# Set

So far, we have covered two types of collections in Python: list and tuple. The advantage of a tuple is that it is immutable and of a list that it is sortable. The disadvantage of lists and tuples is that they are very slow when you need to find a specific value. For this purpose, Python has a 'set'. A set is a collection in which all elements are unique. The values are not stored at indices but by a smart way that allows to find elements very efficiently.

A literal set is created by summing up elements between curly braces `{}`. It is allowed to add duplicates, but as you can see, the end result is that every value only appears once. 

In [None]:
places = {'Delft', 'Amsterdam', 'Delft', 'Leiden'}

In [None]:
places

Typical use of sets is to efficiently maintain a collection of unique values, quickly check if a value is in a set and to iterate over a set. The following table lists common operations on sets:

In [None]:
a = {2, 5, 3, 5}
b = {5, 4, 2}

| code | result | comment |
|:-----|:-------|:--------|
| 2 in a | True | True is the given element is in the set |
| a.add(9) | a == {2, 3, 5, 9} | adds an elemment to the set |
| a.remove(2) | a == {3, 5} | removes an element from a set |
| len(a) | 3 | A list is just like any iterable collection, however, note that elements are unique |
| sum(a) | 10 |  |
| set([1, 1, 2]) | {1, 2} | creates a set from the unique elements in a list |
| a.union(b) | {2, 3, 4, 5} | returns a union of two sets (a remains unchanged) |
| a.intersect(b) | {2, 5} | returns the intersect between two sets |

The last few examples show that we can apply set-operations on sets, therefore there are also function to check `issubset` and to get the `difference` between two sets. 

There are also some operations on lists that cannot be applied to sets: indexing, slicing, sorting, inserting at a position. Note that although it may seem that sets are sorted, there is no guarantee that they are. 

# Assignments

#### Check if the value 3 and 5 are in `b`, in one expression

In [None]:
b = {3, 5, 7}

In [None]:
%%assignment
# YOUR CODE HERE

In [None]:
%%check
b = {3, 7, 8}
not result
b = {5, 7, 9}
not result
b = {3, 5, 7}
result

#### Create a literal set `vowel`, with the vowels 'a', 'e', 'i', 'o', 'u'.

In [None]:
%%assignment
# YOUR CODE HERE

In [None]:
%%check
len(vowel) == 5
'aeiou' == ''.join(sorted(vowel))

#### Write a function `check_vowel`, that takes a `character` and returns True if the character is a vowel, or False otherwise.
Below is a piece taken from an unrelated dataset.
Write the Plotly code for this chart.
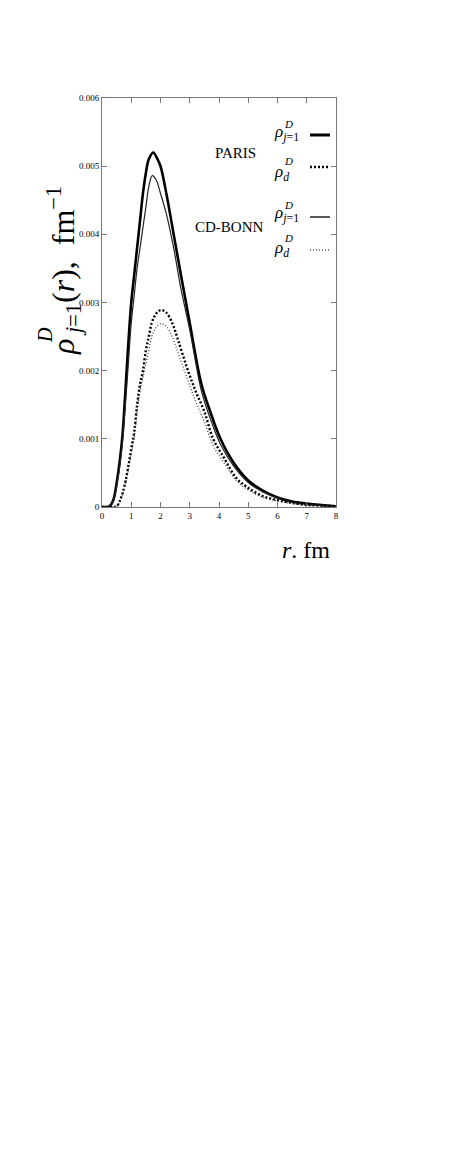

Note, you do not need use and `if` and return a True/False, since a comparison is already a Boolean, you can just return the result of a comparison.

In [None]:
%%assignment
# YOUR CODE HERE

In [None]:
%%check
signature check_vowel character
vowel = 'aeiou'
all(map(check_vowel, 'aeiou')) # Your check_vowel function does not return True for every vowel
import string
sum(map(check_vowel, string.ascii_lowercase)) == 5

# Set vs List

Note that for this last assignment, we could have used a `list` instead of a `set`. However, the lookup done with the `in` operator in a `set` is a magnitude faster. Therefore, for large collections, you will prefer to use sets to do lookups.

We will do a little experiment, we will use a set and list that are populated with all even numbers smaller than 1 million.

In [None]:
numbers_set = { i for i in range(1000000) if i % 2 == 0 }

In [None]:
numbers_list = [ i for i in range(1000000) if i % 2 == 0 ]

Then we do a hundred lookups in each of them. The %%time reports the time it takes to execute a cell.

In [None]:
%%time
for i in range(1000):
    if i in numbers_set:
        pass

In [None]:
%%time
for i in range(1000):
    if i in numbers_list:
        pass

Since a µs is $10^{-6}$s, it is easy to see why we use sets, the lookups are around 40.000 times faster.